Trying to solve the issue I played (on a Aspire One A110, with 9.04 UNR, and /home on a ext4 partition on a SD card) around with delaying the resume process by making a pm hook (called /etc/pm/sleep.d/99zleep -> so really the first hook that should be read on a resume) containing only a sleep command on thaw|resume. Having a delay of 20 seconds (you have to start somewhere ;-)), you see a whole lot of messages popping up on the screen (that I could not find back in my logs actually) and something odd struck my eye: immediately after resume the kernel finds a new SD card (instead of recognizing it as the old one) and puts it on /dev/mmcblk1 (while it was on /dev/mmcblk0). So what dsaxena saw on a OLPC apparently also happens on our systems.

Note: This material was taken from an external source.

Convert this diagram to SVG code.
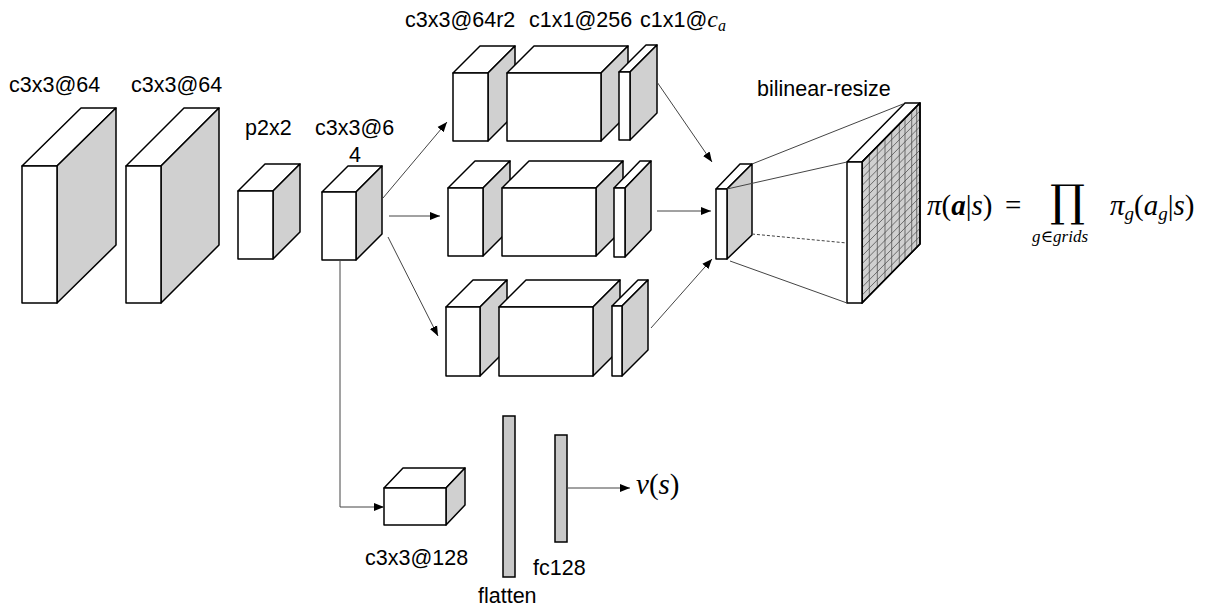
<svg xmlns="http://www.w3.org/2000/svg" width="1212" height="612" viewBox="0 0 1212 612">
  <style>
    .front { fill: #ffffff; stroke: #000000; stroke-width: 1.5; stroke-linejoin: round; }
    .side { fill: #d0d0d0; stroke: #000000; stroke-width: 1.5; stroke-linejoin: round; }
    .bar { fill: #c8c8c8; stroke: #000000; stroke-width: 1.5; }
    .grid { stroke: #4a4a4a; stroke-width: 0.75; fill: none; }
    .lbl { font-family: "Liberation Sans", Arial, sans-serif; font-size: 21.5px; fill: #000000; }
    .math { font-family: "Liberation Serif", "DejaVu Serif", serif; font-style: italic; fill: #000000; }
    .up { font-style: normal; }
    .conn { stroke: #444444; stroke-width: 1; fill: none; }
  </style>
  <defs>
    <marker id="arrow" viewBox="0 0 10 10" refX="10" refY="5" markerWidth="10" markerHeight="10" markerUnits="userSpaceOnUse" orient="auto">
      <path d="M0,1 L10,5 L0,9 Z" fill="#000000"/>
    </marker>
  </defs>

  <rect width="1212" height="612" fill="#ffffff"/>

  <!-- conv 1 -->
  <g id="conv1">
    <polygon class="front" points="22,166 81,108 116,108 57,166"/>
    <polygon class="side" points="57,166 116,108 116,245 57,303"/>
    <rect class="front" x="22" y="166" width="35" height="137"/>
    <text class="lbl" x="9" y="92">c3x3@64</text>
  </g>

  <!-- conv 2 -->
  <g id="conv2">
    <polygon class="front" points="126,166 184,108 219,108 161,166"/>
    <polygon class="side" points="161,166 219,108 219,245 161,303"/>
    <rect class="front" x="126" y="166" width="35" height="137"/>
    <text class="lbl" x="131" y="92">c3x3@64</text>
  </g>

  <!-- pooling -->
  <g id="pool">
    <polygon class="front" points="238,191 265,164 300,164 273,191"/>
    <polygon class="side" points="273,191 300,164 300,232 273,259"/>
    <rect class="front" x="238" y="191" width="35" height="68"/>
    <text class="lbl" x="245" y="135">p2x2</text>
  </g>

  <!-- conv 3 -->
  <g id="conv3">
    <polygon class="front" points="322,192 348,166 382,166 356,192"/>
    <polygon class="side" points="356,192 382,166 382,234 356,260"/>
    <rect class="front" x="322" y="192" width="34" height="68"/>
    <text class="lbl" x="315" y="135">c3x3@6</text>
    <text class="lbl" x="349" y="162">4</text>
  </g>

  <!-- branch 1 (top) -->
  <g id="branch1">
    <polygon class="front" points="453,73 480,46 515,46 488,73"/>
    <polygon class="side" points="488,73 515,46 515,114 488,141"/>
    <rect class="front" x="453" y="73" width="35" height="68"/>
    <polygon class="front" points="507,73 534,46 628,46 601,73"/>
    <polygon class="side" points="601,73 628,46 628,114 601,141"/>
    <rect class="front" x="507" y="73" width="94" height="68"/>
    <polygon class="front" points="619,72 646,45 657,45 630,72"/>
    <polygon class="side" points="630,72 657,45 657,113 630,140"/>
    <rect class="front" x="619" y="72" width="11" height="68"/>
  </g>

  <!-- branch 2 (middle) -->
  <g id="branch2">
    <polygon class="front" points="448,188 475,161 510,161 483,188"/>
    <polygon class="side" points="483,188 510,161 510,229 483,256"/>
    <rect class="front" x="448" y="188" width="35" height="68"/>
    <polygon class="front" points="502,188 529,161 623,161 596,188"/>
    <polygon class="side" points="596,188 623,161 623,229 596,256"/>
    <rect class="front" x="502" y="188" width="94" height="68"/>
    <polygon class="front" points="614,188 640,161 651,161 625,188"/>
    <polygon class="side" points="625,188 651,161 651,230 625,257"/>
    <rect class="front" x="614" y="188" width="11" height="69"/>
  </g>

  <!-- branch 3 (bottom) -->
  <g id="branch3">
    <polygon class="front" points="446,307 473,280 507,280 480,307"/>
    <polygon class="side" points="480,307 507,280 507,349 480,376"/>
    <rect class="front" x="446" y="307" width="34" height="69"/>
    <polygon class="front" points="499,307 526,280 620,280 593,307"/>
    <polygon class="side" points="593,307 620,280 620,349 593,376"/>
    <rect class="front" x="499" y="307" width="94" height="69"/>
    <polygon class="front" points="612,306 638,280 648,280 622,306"/>
    <polygon class="side" points="622,306 648,280 648,350 622,376"/>
    <rect class="front" x="612" y="306" width="10" height="70"/>
  </g>

  <!-- branch labels -->
  <g id="branch-labels">
    <text class="lbl" x="405" y="27">c3x3@64r2</text>
    <text class="lbl" x="529" y="27">c1x1@256</text>
    <text class="lbl" x="640" y="27">c1x1@<tspan class="math" font-size="24">c</tspan><tspan class="math" font-size="16" dy="4">a</tspan></text>
  </g>

  <!-- merged map -->
  <g id="merge">
    <polygon class="front" points="716,189 740,164 752,164 727,189"/>
    <polygon class="side" points="727,189 752,164 752,235 727,259"/>
    <rect class="front" x="716" y="189" width="11" height="70"/>
  </g>

  <!-- resized grid map -->
  <g id="grid-map">
    <polygon class="front" points="847,162 905,103 920,103 862,162"/>
    <polygon class="side" points="862,162 920,103 920,244 862,303"/>
    <g class="grid">
      <line x1="869.3" y1="154.9" x2="869.3" y2="295.9"/>
      <line x1="877.3" y1="146.7" x2="877.3" y2="287.7"/>
      <line x1="885" y1="138.9" x2="885" y2="279.9"/>
      <line x1="891.7" y1="132.1" x2="891.7" y2="273.1"/>
      <line x1="899.3" y1="124.3" x2="899.3" y2="265.3"/>
      <line x1="905" y1="118.5" x2="905" y2="259.5"/>
      <line x1="911.7" y1="111.7" x2="911.7" y2="252.7"/>
      <line x1="916.7" y1="106.6" x2="916.7" y2="247.6"/>
      <line x1="862" y1="169.8" x2="920" y2="110.8"/>
      <line x1="862" y1="177.7" x2="920" y2="118.7"/>
      <line x1="862" y1="185.5" x2="920" y2="126.5"/>
      <line x1="862" y1="193.3" x2="920" y2="134.3"/>
      <line x1="862" y1="201.2" x2="920" y2="142.2"/>
      <line x1="862" y1="209" x2="920" y2="150"/>
      <line x1="862" y1="216.8" x2="920" y2="157.8"/>
      <line x1="862" y1="224.7" x2="920" y2="165.7"/>
      <line x1="862" y1="232.5" x2="920" y2="173.5"/>
      <line x1="862" y1="240.3" x2="920" y2="181.3"/>
      <line x1="862" y1="248.2" x2="920" y2="189.2"/>
      <line x1="862" y1="256" x2="920" y2="197"/>
      <line x1="862" y1="263.8" x2="920" y2="204.8"/>
      <line x1="862" y1="271.7" x2="920" y2="212.7"/>
      <line x1="862" y1="279.5" x2="920" y2="220.5"/>
      <line x1="862" y1="287.3" x2="920" y2="228.3"/>
      <line x1="862" y1="295.2" x2="920" y2="236.2"/>
    </g>
    <polygon points="862,162 920,103 920,244 862,303" fill="none" stroke="#000" stroke-width="1.5" stroke-linejoin="round"/>
    <rect class="front" x="847" y="162" width="15" height="141"/>
    <text class="lbl" x="757" y="96">bilinear-resize</text>
  </g>

  <!-- policy formula -->
  <g id="policy">
    <text class="math" x="927" y="215" font-size="29">π<tspan class="up">(</tspan><tspan font-weight="bold">a</tspan><tspan class="up">|</tspan>s<tspan class="up">)</tspan></text>
    <text class="math up" x="1005" y="215" font-size="29">=</text>
    <text class="up" x="1050" y="216" font-size="44" font-family="DejaVu Serif, serif">∏</text>
    <text class="math" x="1032" y="242" font-size="17">g∈grids</text>
    <text class="math" x="1110" y="215" font-size="29">π<tspan font-size="19" dy="5">g</tspan><tspan class="up" dy="-5">(</tspan>a<tspan font-size="19" dy="5">g</tspan><tspan class="up" dy="-5">|</tspan>s<tspan class="up">)</tspan></text>
  </g>

  <!-- value head -->
  <g id="conv4">
    <polygon class="front" points="384,488 403,468 465,468 446,488"/>
    <polygon class="side" points="446,488 465,468 465,505 446,525"/>
    <rect class="front" x="384" y="488" width="62" height="37"/>
    <text class="lbl" x="365" y="565" font-size="19.5">c3x3@128</text>
  </g>
  <g id="flatten">
    <rect class="bar" x="503" y="416" width="12" height="161"/>
    <text class="lbl" x="478" y="603">flatten</text>
  </g>
  <g id="fc">
    <rect class="bar" x="555" y="435" width="12" height="107"/>
    <text class="lbl" x="533" y="575">fc128</text>
  </g>
  <g id="value">
    <text class="math" x="636" y="494" font-size="29">v<tspan class="up">(</tspan>s<tspan class="up">)</tspan></text>
  </g>

  <!-- connectors -->
  <g id="connectors">
    <line class="conn" x1="383" y1="198" x2="447" y2="122" marker-end="url(#arrow)"/>
    <line class="conn" x1="389" y1="216" x2="440" y2="216" marker-end="url(#arrow)"/>
    <line class="conn" x1="388" y1="237" x2="438" y2="336" marker-end="url(#arrow)"/>
    <polyline class="conn" points="340,260 340,507 384,507" marker-end="url(#arrow)"/>
    <line class="conn" x1="657" y1="82" x2="712" y2="162" marker-end="url(#arrow)"/>
    <line class="conn" x1="657" y1="211" x2="711" y2="211" marker-end="url(#arrow)"/>
    <line class="conn" x1="651" y1="328" x2="712" y2="259" marker-end="url(#arrow)"/>
    <line class="conn" x1="752" y1="164" x2="903" y2="104"/>
    <line class="conn" x1="727" y1="189" x2="847" y2="162"/>
    <line class="conn" x1="752" y1="234" x2="847" y2="243" stroke-dasharray="3,2"/>
    <line class="conn" x1="730" y1="261" x2="847" y2="303"/>
    <line class="conn" x1="567" y1="488" x2="630" y2="488" marker-end="url(#arrow)"/>
  </g>
</svg>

I decided to unmount the /home before suspend and mount it again after resume, by including umount -l /home and mount /home in my 99zleep hook (as mounting occurs by UUID it does not matter that the location was switched). If you reduce the sleep time to 1 s (on longer times the machine got stuck), it is able to resume, however it does not resume your session but starts a new one by resuming into the gdm greeter. Making the sleep time shorter (to 0.5 s) the behaviour looks better -> resumes your session, however screws up the partition table again: so as soon as you want to switch off the system it hangs and on a restart the partition table of the SD card is gone again (in some cases it also damaged the journal).
I think I need the pause still earlier than I do now (so the SD card is recognized as being the same that was already there), has anybody an idea how to include a pause at the very beginning of the resume script -> before remounting any of the drives?